Quando parliamo di Bitcoin, vi sono diverse incognite. Innanzitutto il problema legale e di salvaguardia del consumatore. Oggi i conti degli americani sono (fino ad un certo punto) assicurati. Non e’ lo stesso per i possessori di Bitcoin – il protocollo non lo prevede. Queste incognite rendono (per ora) questo asset non disponibile per gli investitori istituzionali, e per diventare un vero financial asset, ci vuole più chiarezza da questo punto di vista.
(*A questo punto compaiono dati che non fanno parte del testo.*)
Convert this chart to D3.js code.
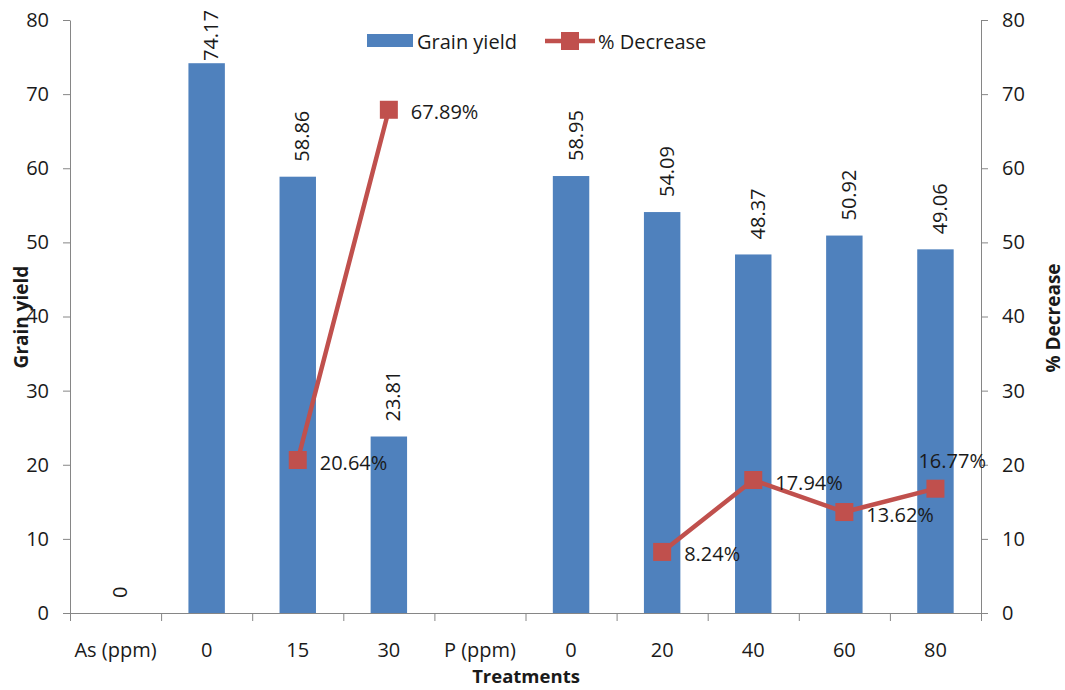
<!DOCTYPE html>
<html>
<head>
<meta charset="utf-8">
<script src="https://cdn.jsdelivr.net/npm/d3@7"></script>
<style>
  body { margin: 0; background: #fff; }
  text { font-family: "Open Sans", sans-serif; fill: #1a1a1a; }
  .axis path, .axis line { stroke: #868686; }
  .axis text { font-size: 20px; fill: #1a1a1a; }
</style>
</head>
<body>
<div id="chart"></div>
<script>
// chart values
var categories = ["As (ppm)", "0", "15", "30", "P (ppm)", "0", "20", "40", "60", "80"];
var grainYield = [0, 74.17, 58.86, 23.81, null, 58.95, 54.09, 48.37, 50.92, 49.06];
var pctDecrease = [null, null, 20.64, 67.89, null, null, 8.24, 17.94, 13.62, 16.77];
var yTicks = [0, 10, 20, 30, 40, 50, 60, 70, 80];

var width = 1065, height = 690;
// plot box (note: "top" is taken by window.top, so prefix these)
var plotLeft = 70, plotRight = 981, plotTop = 20, plotBottom = 613;

var barColor = "#4F81BD";
var lineColor = "#C0504D";

var svg = d3.select("#chart").append("svg")
  .attr("width", width)
  .attr("height", height);

// scales
var x = d3.scaleBand()
  .domain(d3.range(categories.length))
  .range([plotLeft, plotRight]);

var xEdge = d3.scaleLinear()
  .domain([0, categories.length])
  .range([plotLeft, plotRight]);

var y = d3.scaleLinear().domain([0, 80]).range([plotBottom, plotTop]);
var y2 = d3.scaleLinear().domain([0, 80]).range([plotBottom, plotTop]);

var barW = x.bandwidth() * 0.4;
function cx(i) { return x(i) + x.bandwidth() / 2; }

// bars
svg.append("g").selectAll("rect")
  .data(grainYield.map(function(v, i) { return {i: i, v: v}; }).filter(function(d) { return d.v !== null; }))
  .enter().append("rect")
  .attr("x", function(d) { return cx(d.i) - barW / 2; })
  .attr("y", function(d) { return y(d.v); })
  .attr("width", barW)
  .attr("height", function(d) { return y(0) - y(d.v); })
  .attr("fill", barColor);

// axes
svg.append("g").attr("class", "axis")
  .attr("transform", "translate(" + plotLeft + ",0)")
  .call(d3.axisLeft(y).tickValues(yTicks).tickSize(7).tickSizeOuter(0).tickPadding(14));

svg.append("g").attr("class", "axis")
  .attr("transform", "translate(" + plotRight + ",0)")
  .call(d3.axisRight(y2).tickValues(yTicks).tickSize(7).tickSizeOuter(0).tickPadding(14));

svg.append("g").attr("class", "axis")
  .attr("transform", "translate(0," + plotBottom + ")")
  .call(d3.axisBottom(xEdge).ticks(categories.length).tickFormat("").tickSize(8).tickSizeOuter(0));

// category labels
svg.append("g").selectAll("text")
  .data(categories)
  .enter().append("text")
  .attr("x", function(d, i) { return cx(i); })
  .attr("y", 657)
  .attr("text-anchor", "middle")
  .style("font-size", "20px")
  .text(function(d) { return d; });

// bar value labels
svg.append("g").selectAll("text")
  .data(grainYield.map(function(v, i) { return {i: i, v: v}; }).filter(function(d) { return d.v !== null; }))
  .enter().append("text")
  .style("font-size", "20px")
  .attr("dominant-baseline", "central")
  .attr("dy", 4)
  .text(function(d) { return d.v === 0 ? "0" : d.v.toFixed(2); })
  .attr("transform", function(d) {
    var len = this.getComputedTextLength();
    var sy = y(d.v) - 15;
    if (sy - len < 10) sy = 10 + len;
    return "translate(" + cx(d.i) + "," + sy + ") rotate(-90)";
  });

// line with gaps
var pts = pctDecrease.map(function(v, i) { return {i: i, v: v}; });
var line = d3.line()
  .defined(function(d) { return d.v !== null; })
  .x(function(d) { return cx(d.i); })
  .y(function(d) { return y2(d.v); });

svg.append("path")
  .datum(pts)
  .attr("d", line)
  .attr("fill", "none")
  .attr("stroke", lineColor)
  .attr("stroke-width", 4.5);

var ms = 18;
var defined = pts.filter(function(d) { return d.v !== null; });
svg.append("g").selectAll("rect")
  .data(defined)
  .enter().append("rect")
  .attr("x", function(d) { return cx(d.i) - ms / 2; })
  .attr("y", function(d) { return y2(d.v) - ms / 2; })
  .attr("width", ms)
  .attr("height", ms)
  .attr("fill", lineColor);

// line value labels
svg.append("g").selectAll("text")
  .data(defined)
  .enter().append("text")
  .style("font-size", "20px")
  .attr("dominant-baseline", "central")
  .text(function(d) { return d.v.toFixed(2) + "%"; })
  .each(function(d) {
    var len = this.getComputedTextLength();
    var tx = cx(d.i) + 22, ty = y2(d.v) + 2;
    // not enough room on the right: put it above the marker
    if (tx + len > plotRight + 10) { tx = cx(d.i) - 17; ty = y2(d.v) - 28; }
    d3.select(this).attr("x", tx).attr("y", ty);
  });

// legend
var lg = svg.append("g");
lg.append("rect").attr("x", 367).attr("y", 34).attr("width", 46).attr("height", 13).attr("fill", barColor);
lg.append("text").attr("x", 417).attr("y", 41).attr("dominant-baseline", "central")
  .style("font-size", "20px").text("Grain yield");
lg.append("line").attr("x1", 545).attr("x2", 595).attr("y1", 41).attr("y2", 41)
  .attr("stroke", lineColor).attr("stroke-width", 4.5);
lg.append("rect").attr("x", 561).attr("y", 32).attr("width", ms).attr("height", ms).attr("fill", lineColor);
lg.append("text").attr("x", 598).attr("y", 41).attr("dominant-baseline", "central")
  .style("font-size", "20px").text("% Decrease");

// axis titles
svg.append("text")
  .attr("transform", "translate(21,317) rotate(-90)")
  .attr("text-anchor", "middle").attr("dominant-baseline", "central")
  .style("font-size", "19px").style("font-weight", "bold")
  .text("Grain yield");

svg.append("text")
  .attr("transform", "translate(1053,318) rotate(-90)")
  .attr("text-anchor", "middle").attr("dominant-baseline", "central")
  .style("font-size", "19px").style("font-weight", "bold")
  .text("% Decrease");

svg.append("text")
  .attr("x", 526).attr("y", 683)
  .attr("text-anchor", "middle")
  .style("font-size", "18.5px").style("font-weight", "bold")
  .text("Treatments");
</script>
</body>
</html>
Nel frattempo, la Federal Reserve è in netto ritardo. Con FedNow l’obiettivo è quello di creare un sistema più veloce ed economico per il risparmiatore. Il progetto di Libra continuerà a svilupparsi, ma completamente regolamentato e garantito dal dollaro. Dopo le violazioni della privacy nell’ultima campagna elettorale, Zuckerberg non può permettersi un nuovo affronto ai regolatori.
Il concetto del denaro continuerà a cambiare molto velocemente. Questo e’ soprattutto merito di Bitcoin. Le banche centrali l’hanno capito e stanno cercando di rimediare. Per quanto riguarda Bitcoin sembra arrivato il test di maturità. Una regolamentazione e’ imminente, come ci ha spiegato Plan B difficilmente verra’ vietato, ma una struttura legale e regolamentazione sono inevitabili. Senza questo sistema, non sarà possibile l’entrata di fondi istituzionali, che storicamente hanno bisogno di queste salvaguardie. Bitcoin rappresenta l’anti establishment. A questo punto, bisogna capire se e’ possibile che la sua ascesa continui senza alcuna mediazione con i regolatori.
I problemi attorno alla creazione di un nuovo sistema di pagamento sono complicati e al di fuori della mia sfera di esperienza. Da investitore ho beneficiato della volatilità di Bitcoin. Fino ad oggi, il protocollo mi piace, l’innovazione era necessaria. Il sistema bancario e monetario sono ormai antiquati. Il White Paper è stata la scintilla che ha innescato questo cambiamento. Seguendo gli articoli di Plan B, sono curioso di vedere quale sarà la fase 5. All bets are still on.